We need some of that energy right now. Not recklessness. Not the abandonment of what is true and good. But the willingness to say: if the structure is not serving the mission, the structure needs to change. Even if changing it is costly, even if it upsets people, even if it requires admitting we have been protecting the wrong things.
The Questions That Deserve a Public Answer
I will close with this. I am a pastor in the LCMS. I love this church body. I believe in Lutheran theology. I am raising families in these pews. I am baptizing people, preaching the Word, and building the kind of community I believe the Scriptures describe.
I want the institution I serve to be worthy of the mission I have been given. And right now, I need answers to some questions that are not being asked loudly enough:
What is our concrete, measurable plan for urban mission in the LCMS over the next ten years?
How many new church plants have we started in the last five years, and how does that compare to closures in the same period?
Where is the money from liquidated assets going?
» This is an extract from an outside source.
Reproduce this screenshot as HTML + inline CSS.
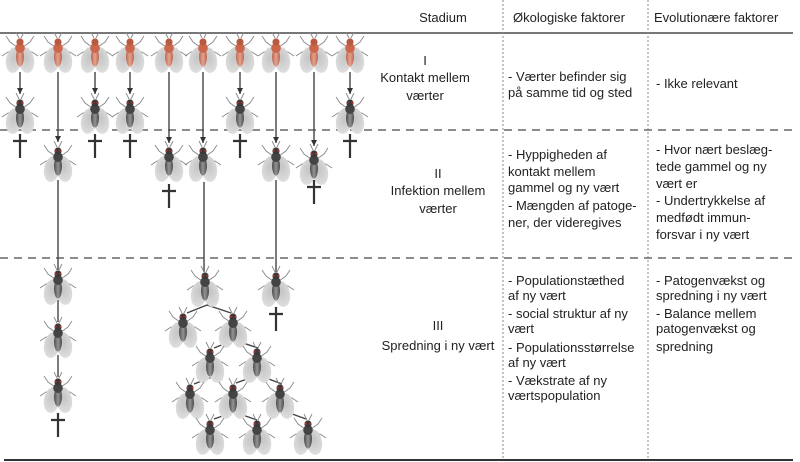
<!DOCTYPE html>
<html><head><meta charset="utf-8"><style>
html,body{margin:0;padding:0;background:#fff;}
svg{display:block;}
text{font-family:"Liberation Sans",sans-serif;font-size:13px;fill:#222;}
</style></head><body>
<svg width="800" height="462" viewBox="0 0 800 462" xmlns="http://www.w3.org/2000/svg">
<defs>
<radialGradient id="wg" cx="50%" cy="40%" r="60%"><stop offset="0" stop-color="#c4c4c4"/><stop offset="1" stop-color="#dedede"/></radialGradient>
<linearGradient id="bd" x1="0" x2="1"><stop offset="0" stop-color="#333"/><stop offset=".5" stop-color="#888"/><stop offset="1" stop-color="#333"/></linearGradient>
<linearGradient id="br" x1="0" x2="1"><stop offset="0" stop-color="#b8543c"/><stop offset=".5" stop-color="#e79a80"/><stop offset="1" stop-color="#b8543c"/></linearGradient>
<g id="legs" stroke="#888" stroke-width="0.9" fill="none">
<path d="M-1,-2 L-4,-8 M1,-2 L4,-8"/>
<path d="M-3,7 L-10,2 L-14,-4 M3,7 L10,2 L14,-4"/>
<path d="M-3,10 L-12,12 L-18,16 M3,10 L12,12 L18,16"/>
<path d="M-3,13 L-9,20 L-12,28 M3,13 L9,20 L12,28"/>
</g>
<g id="wings"><ellipse cx="-6" cy="20" rx="8" ry="13" fill="url(#wg)" transform="rotate(10 -6 20)"/><ellipse cx="6" cy="20" rx="8" ry="13" fill="url(#wg)" transform="rotate(-10 6 20)"/></g>
<g id="fd"><use href="#legs"/><use href="#wings"/><ellipse cx="0" cy="17" rx="4" ry="9.5" fill="url(#bd)" opacity=".85"/><ellipse cx="0" cy="8" rx="4.8" ry="5" fill="#444"/><circle cx="0" cy="2" r="3.6" fill="#3a3a3a"/><circle cx="-2.4" cy="1.6" r="1.1" fill="#a33"/><circle cx="2.4" cy="1.6" r="1.1" fill="#a33"/></g>
<g id="fr"><use href="#legs"/><use href="#wings"/><ellipse cx="0" cy="17" rx="4" ry="9.5" fill="url(#br)" opacity=".85"/><ellipse cx="0" cy="8" rx="4.8" ry="5" fill="#c9664c"/><circle cx="0" cy="2" r="3.6" fill="#b85a42"/></g>
<g id="cross" stroke="#333" stroke-width="2.2"><path d="M0,0 V24 M-7,7 H7"/></g>
<marker id="ar" markerWidth="8" markerHeight="8" refX="6" refY="3" orient="auto" markerUnits="userSpaceOnUse"><path d="M0,0 L6,3 L0,6 Z" fill="#333"/></marker>
</defs>

<line x1="0" y1="33" x2="793" y2="33" stroke="#777" stroke-width="2"/>
<line x1="4" y1="460" x2="793" y2="460" stroke="#333" stroke-width="2"/>
<line x1="0" y1="130" x2="793" y2="130" stroke="#666" stroke-width="1.5" stroke-dasharray="8,6"/>
<line x1="0" y1="258" x2="793" y2="258" stroke="#666" stroke-width="1.5" stroke-dasharray="8,6"/>
<line x1="503" y1="0" x2="503" y2="460" stroke="#888" stroke-width="1" stroke-dasharray="2,2"/>
<line x1="648" y1="0" x2="648" y2="460" stroke="#888" stroke-width="1" stroke-dasharray="2,2"/>

<text x="443" y="22" text-anchor="middle">Stadium</text>
<text x="513" y="22">Økologiske faktorer</text>
<text x="654" y="22">Evolutionære faktorer</text>

<text x="425" y="65" text-anchor="middle">I</text>
<text x="425" y="82" text-anchor="middle">Kontakt mellem</text>
<text x="425" y="100" text-anchor="middle">værter</text>
<text x="508" y="81">- Værter befinder sig</text>
<text x="508" y="97">på samme tid og sted</text>
<text x="656" y="88">- Ikke relevant</text>

<text x="438" y="178" text-anchor="middle">II</text>
<text x="438" y="195" text-anchor="middle">Infektion mellem</text>
<text x="438" y="213" text-anchor="middle">værter</text>
<text x="508" y="159">- Hyppigheden af</text>
<text x="508" y="176">kontakt mellem</text>
<text x="508" y="192">gammel og ny vært</text>
<text x="508" y="210">- Mængden af patoge-</text>
<text x="508" y="227">ner, der videregives</text>
<text x="656" y="154">- Hvor nært beslæg-</text>
<text x="656" y="171">tede gammel og ny</text>
<text x="656" y="188">vært er</text>
<text x="656" y="205">- Undertrykkelse af</text>
<text x="656" y="222">medfødt immun-</text>
<text x="656" y="239">forsvar i ny vært</text>

<text x="438" y="330" text-anchor="middle">III</text>
<text x="438" y="350" text-anchor="middle">Spredning i ny vært</text>
<text x="508" y="285">- Populationstæthed</text>
<text x="508" y="300">af ny vært</text>
<text x="508" y="318">- social struktur af ny</text>
<text x="508" y="333">vært</text>
<text x="508" y="352">- Populationsstørrelse</text>
<text x="508" y="367">af ny vært</text>
<text x="508" y="385">- Vækstrate af ny</text>
<text x="508" y="400">værtspopulation</text>
<text x="656" y="285">- Patogenvækst og</text>
<text x="656" y="300">spredning i ny vært</text>
<text x="656" y="318">- Balance mellem</text>
<text x="656" y="333">patogenvækst og</text>
<text x="656" y="351">spredning</text>

<g stroke="#444" stroke-width="1.4" fill="none">
<line x1="20" y1="72" x2="20" y2="94" marker-end="url(#ar)"/>
<line x1="95" y1="72" x2="95" y2="94" marker-end="url(#ar)"/>
<line x1="130" y1="72" x2="130" y2="94" marker-end="url(#ar)"/>
<line x1="240" y1="72" x2="240" y2="94" marker-end="url(#ar)"/>
<line x1="350" y1="72" x2="350" y2="94" marker-end="url(#ar)"/>
<line x1="58" y1="72" x2="58" y2="142" marker-end="url(#ar)"/>
<line x1="169" y1="72" x2="169" y2="143" marker-end="url(#ar)"/>
<line x1="203" y1="72" x2="203" y2="143" marker-end="url(#ar)"/>
<line x1="276" y1="72" x2="276" y2="143" marker-end="url(#ar)"/>
<line x1="314" y1="72" x2="314" y2="146" marker-end="url(#ar)"/>
<line x1="58" y1="180" x2="58" y2="270"/>
<line x1="58" y1="300" x2="58" y2="322"/>
<line x1="58" y1="355" x2="58" y2="377"/>
<line x1="204" y1="182" x2="204" y2="272"/>
<line x1="276" y1="180" x2="276" y2="272"/>
<path d="M187,313 L207,305 L231,313"/>
<path d="M214,348 L234,340 L258,348"/>
<path d="M194,384 L212,377"/>
<path d="M236,383 L258,375 L282,384"/>
<path d="M214,419 L234,412 L257,420"/>
<path d="M284,411 L306,419"/>
</g>

<use href="#fr" x="20" y="40"/><use href="#fr" x="58" y="40"/><use href="#fr" x="95" y="40"/><use href="#fr" x="130" y="40"/><use href="#fr" x="169" y="40"/><use href="#fr" x="203" y="40"/><use href="#fr" x="240" y="40"/><use href="#fr" x="276" y="40"/><use href="#fr" x="314" y="40"/><use href="#fr" x="350" y="40"/>
<use href="#fd" x="20" y="101"/><use href="#fd" x="95" y="101"/><use href="#fd" x="130" y="101"/><use href="#fd" x="240" y="101"/><use href="#fd" x="350" y="101"/>
<use href="#cross" x="20" y="134"/><use href="#cross" x="95" y="134"/><use href="#cross" x="130" y="134"/><use href="#cross" x="240" y="134"/><use href="#cross" x="350" y="134"/>
<use href="#fd" x="58" y="149"/><use href="#fd" x="169" y="149"/><use href="#fd" x="203" y="149"/><use href="#fd" x="276" y="149"/><use href="#fd" x="314" y="152"/>
<use href="#cross" x="169" y="184"/><use href="#cross" x="314" y="180"/>
<use href="#fd" x="58" y="272"/><use href="#fd" x="58" y="325"/><use href="#fd" x="58" y="380"/>
<use href="#cross" x="58" y="413"/>
<use href="#fd" x="205" y="274"/><use href="#fd" x="276" y="274"/>
<use href="#cross" x="276" y="307"/>
<use href="#fd" x="183" y="315"/><use href="#fd" x="233" y="315"/>
<use href="#fd" x="210" y="350"/><use href="#fd" x="257" y="350"/>
<use href="#fd" x="190" y="386"/><use href="#fd" x="233" y="386"/><use href="#fd" x="280" y="386"/>
<use href="#fd" x="210" y="422"/><use href="#fd" x="257" y="422"/><use href="#fd" x="308" y="422"/>
</svg>
</body></html>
Is any of it being deployed into high-need, low-presence mission fields?
When we talk about “faithful stewardship,” are we measuring faithfulness by the mission of Christ, or by the solvency of the institution?
These are not hostile questions. They are the questions a church body that takes its mandate seriously should be asking in public, with transparency, and with the humility to admit that the current trajectory is not good enough.
Jesus is Lord of the Church. That means he is not impressed by our organizational charts, our endowment balances, or our carefully worded governance resolutions. He is looking for people who will go. Who will cross the street. Who will plant a church in a neighborhood where no one asked for one. Who will spend the inheritance, not bury it.
The institution does not need to be preserved. The mission needs to be pursued. Those two things are not always the same, and right now, in the LCMS, I’m not sure we know the difference.
God help us to learn it before it’s too late to matter.